To determine the adverse impact:


  1. Identify the selection rate for each group (number hired / number interviewed). For men, it's 50 percent (20 ÷ 40 = 50). For women, it’s 20 percent.
  2. Identify the group with the highest selection rate. Here, it’s males (at 50 percent). This is your majority group.
  3. Divide the lowest selection rate (minority group) by the highest selection rate (majority group): 20 ÷ 50 = 40 percent.
  4. Now, remember that adverse impact occurs if the selection rate of the minority group is less than 80 percent of that of the majority group. Thus, the female selection rate must hypothetically be at least 40 percent to avoid possible claims of adverse impact — because 40 ÷ 50 = 80 percent. But because in this case, the female selection rate is only 20 percent, the organization may be guilty of creating an adverse impact.

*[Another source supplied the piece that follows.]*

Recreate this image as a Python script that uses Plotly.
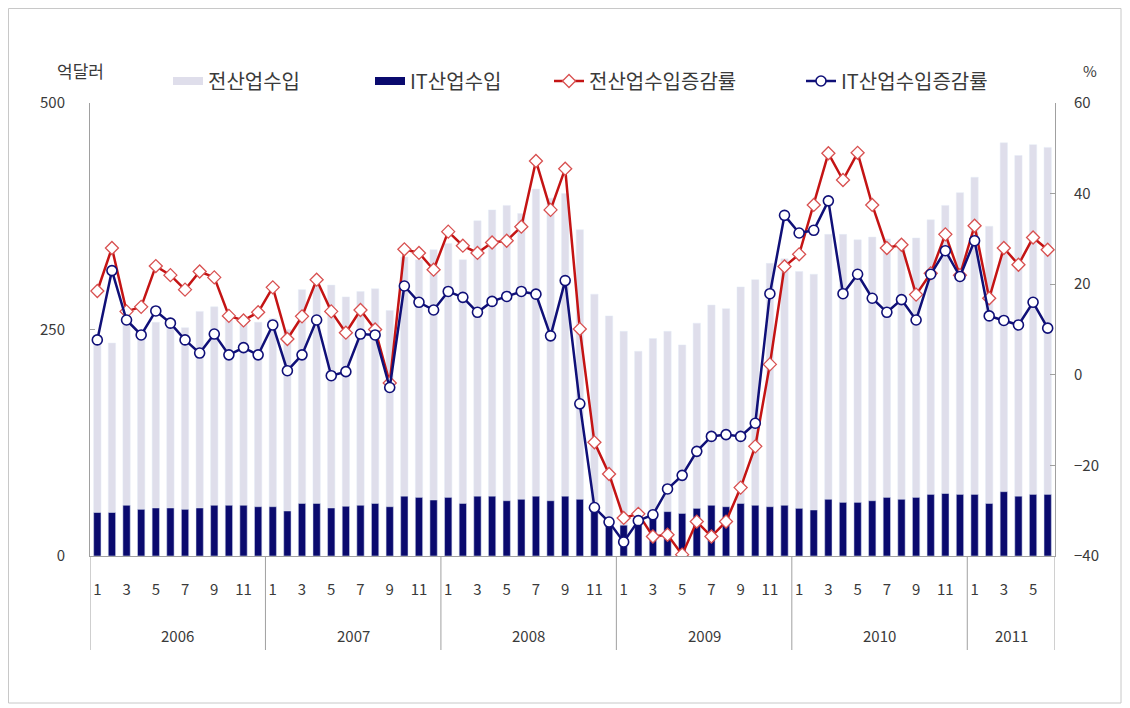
import plotly.graph_objects as go

# ---------------- data ----------------
year_labels = ["2006", "2007", "2008", "2009", "2010", "2011"]
months_per_year = [12, 12, 12, 12, 12, 6]
month_tick_labels = ["1", "3", "5", "7", "9", "11"]

# 전산업수입 (억달러)
total_imports = [
    238, 235, 262, 245, 258, 255, 252, 270, 275, 265, 262, 258,   # 2006
    262, 250, 294, 298, 299, 286, 292, 295, 271, 330, 327, 338,   # 2007
    345, 327, 370, 382, 387, 378, 405, 395, 400, 360, 289, 265,   # 2008
    248, 226, 240, 248, 233, 257, 277, 273, 297, 305, 323, 328,   # 2009
    314, 311, 355, 355, 349, 352, 350, 349, 351, 371, 387, 401,   # 2010
    418, 364, 456, 442, 454, 451,                                 # 2011
]
# IT산업수입 (억달러)
it_imports = [
    48, 48, 56, 51.5, 53, 53, 51.5, 53, 56, 56, 56, 54.4,
    54.4, 49.7, 58, 58, 53, 54.9, 56, 58, 54.4, 66, 64.7, 61.8,
    64.7, 58, 66, 66, 61, 62.6, 66, 61, 66, 62.6, 50, 40,
    34, 40, 43, 49, 47, 52.6, 56, 54.4, 58, 56, 54.4, 56,
    52.6, 50.8, 62.6, 59.2, 59.2, 61, 64.7, 62.6, 64.7, 68, 69, 68,
    68, 58, 71, 66, 68, 68,
]
# 전산업수입증감률 (%)
total_growth = [
    18.5, 28, 14, 15, 24, 22, 18.8, 22.8, 21.5, 13, 12, 13.8,
    19.3, 7.9, 12.9, 21, 14, 9.3, 14.3, 10, -1.8, 27.7, 26.9, 23.2,
    31.6, 28.5, 26.9, 29.2, 29.6, 32.7, 47.2, 36.4, 45.5, 10.1, -14.9, -21.9,
    -31.6, -30.7, -35.7, -35.3, -39.7, -32.4, -35.7, -32.4, -24.9, -15.8, 2.3, 23.9,
    26.6, 37.5, 48.9, 43, 49, 37.5, 28, 28.7, 17.7, 22.4, 31, 22,
    32.9, 16.9, 28, 24.3, 30.3, 27.6,
]
# IT산업수입증감률 (%)
it_growth = [
    7.7, 23, 12.1, 8.8, 14.1, 11.4, 7.7, 4.8, 9, 4.4, 6, 4.4,
    11, 0.9, 4.4, 12.1, -0.2, 0.7, 9, 8.8, -2.8, 19.6, 16, 14.3,
    18.4, 17.1, 13.8, 16.2, 17.3, 18.4, 17.8, 8.6, 20.8, -6.4, -29.3, -32.5,
    -36.9, -32.2, -30.9, -25.2, -22.2, -16.9, -13.6, -13.2, -13.6, -10.7, 17.9, 35.2,
    31.3, 31.9, 38.4, 17.9, 22.2, 16.9, 13.8, 16.6, 12.1, 22.2, 27.4, 21.7,
    29.6, 13, 12, 11, 16, 10.3,
]

series_names = ["전산업수입", "IT산업수입", "전산업수입증감률", "IT산업수입증감률"]

# ---------------- derived positions ----------------
months = []
for n in months_per_year:
    months += list(range(1, n + 1))
x = list(range(len(months)))
tickvals = [i for i, m in enumerate(months) if str(m) in month_tick_labels]
ticktext = [str(months[i]) for i in tickvals]

FONT = "Noto Sans CJK KR, Malgun Gothic, sans-serif"
TXT = "#3a3a3a"
LIGHT = "#dfdeeb"
NAVY = "#0a0a6e"
RED = "#c41414"
BLUE = "#101078"
AXIS = "#a0a0a0"

fig = go.Figure()

fig.add_trace(go.Bar(x=x, y=total_imports, name=series_names[0], marker_color=LIGHT,
                     width=0.5, showlegend=False))
fig.add_trace(go.Bar(x=x, y=it_imports, name=series_names[1], marker_color=NAVY,
                     width=0.5, showlegend=False))
fig.add_trace(go.Scatter(x=x, y=total_growth, name=series_names[2], yaxis="y2",
                         mode="lines+markers",
                         line=dict(color=RED, width=2.5),
                         marker=dict(symbol="diamond", size=10, color="white",
                                     line=dict(color="#d85050", width=1.3)),
                         legend="legend3"))
fig.add_trace(go.Scatter(x=x, y=it_growth, name=series_names[3], yaxis="y2",
                         mode="lines+markers",
                         line=dict(color=BLUE, width=2.5),
                         marker=dict(symbol="circle", size=10, color="white",
                                     line=dict(color=BLUE, width=1.6)),
                         legend="legend4"))
# legend swatches for the bar series
fig.add_trace(go.Scatter(x=[None], y=[None], mode="lines", name=series_names[0],
                         line=dict(color=LIGHT, width=8), legend="legend"))
fig.add_trace(go.Scatter(x=[None], y=[None], mode="lines", name=series_names[1],
                         line=dict(color=NAVY, width=8), legend="legend2"))

# ---------------- layout geometry ----------------
# the page adds an 8px body margin; figure is sized so that it fills the window
OFF = 8
W, H = 1122, 700
L, R, T, B = 90 - OFF, 75, 103 - OFF, 152
pw, ph = W - L - R, H - T - B

def px(xp):  # page x -> paper
    return (xp - OFF - L) / pw

def py(yp):  # page y -> paper
    return (H - B - (yp - OFF)) / ph

shapes = []
# year dividers below the axis
bounds = [-0.5]
c = -0.5
for n in months_per_year:
    c += n
    bounds.append(c)
for b in bounds:
    shapes.append(dict(type="line", xref="x", yref="paper", x0=b, x1=b,
                       y0=0, y1=py(650), line=dict(color=AXIS, width=1)))
# outer frame
shapes.append(dict(type="rect", xref="paper", yref="paper",
                   x0=px(8.5), x1=px(1121), y0=py(703), y1=py(8.5),
                   line=dict(color="#c8c8c8", width=1)))

annotations = []
start = 0
for yl, n in zip(year_labels, months_per_year):
    annotations.append(dict(x=start + (n - 1) / 2, y=py(635), xref="x", yref="paper",
                            text=yl, showarrow=False, yanchor="middle",
                            font=dict(family=FONT, size=15, color=TXT)))
    start += n
annotations.append(dict(x=px(80), y=py(70), xref="paper", yref="paper", text="억달러",
                        showarrow=False, xanchor="center", yanchor="middle",
                        font=dict(family=FONT, size=17, color=TXT)))
annotations.append(dict(x=px(1090), y=py(70), xref="paper", yref="paper", text="%",
                        showarrow=False, xanchor="center", yanchor="middle",
                        font=dict(family=FONT, size=15, color=TXT)))

leg_common = dict(orientation="h", yanchor="middle", xanchor="left",
                  bgcolor="rgba(0,0,0,0)", font=dict(family=FONT, size=20, color=TXT),
                  itemwidth=30, tracegroupgap=0)

fig.update_layout(
    width=W, height=H,
    margin=dict(l=L, r=R, t=T, b=B),
    paper_bgcolor="white", plot_bgcolor="white",
    barmode="overlay",
    font=dict(family=FONT, size=15, color=TXT),
    xaxis=dict(range=[-0.5, len(x) - 0.5], tickmode="array", tickvals=tickvals,
               ticktext=ticktext, showgrid=False, zeroline=False, showline=True,
               linecolor=AXIS, linewidth=1, ticks="", ticklabelstandoff=20,
               tickfont=dict(family=FONT, size=15, color=TXT)),
    yaxis=dict(range=[0, 500], tickvals=[0, 250, 500], showgrid=False, zeroline=False,
               showline=True, linecolor=AXIS, linewidth=1, ticks="inside",
               ticklen=5, tickcolor=AXIS, ticklabelstandoff=21,
               tickfont=dict(family=FONT, size=15, color=TXT)),
    yaxis2=dict(range=[-40, 60], tickvals=[-40, -20, 0, 20, 40, 60], overlaying="y",
                side="right", showgrid=False, zeroline=False, showline=True,
                linecolor=AXIS, linewidth=1, ticks="inside", ticklen=5,
                tickcolor=AXIS, ticklabelstandoff=15,
                tickfont=dict(family=FONT, size=15, color=TXT)),
    legend=dict(x=px(168), y=py(81), **leg_common),
    legend2=dict(x=px(370), y=py(81), **leg_common),
    legend3=dict(x=px(549), y=py(81), **leg_common),
    legend4=dict(x=px(801), y=py(81), **leg_common),
    shapes=shapes,
    annotations=annotations,
)

fig.write_html("out.html")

To fix the adverse impact:


Should you find yourself in such a predicament, you have a few options:

  1. Analyze the data more thoroughly to be certain that all the stats and the math are correct.
  2. Modify or choose a different procedure. For instance, you might want to make sure that you’re crafting objective job descriptions. That is, don’t list requirements that aren’t relevant to a role. In addition, try to use neutral gender-neutral language (like “server” instead of “waitress”). And remember, just because you might already include the typical disclaimer that you are an equal opportunity employer doesn’t mean you actually are.
  3. Validate whether your selection process is truly grounded in requirements that relate to the job and that your procedures are consequently a necessity of business.

Finally, you can only achieve the spirit of equality — that is, making sure that everyone has opportunities to succeed — by addressing its unintentional consequences. Indeed, what you ultimately want are practices that instill not a dictionary definition of equality so much as fairness in your workplace.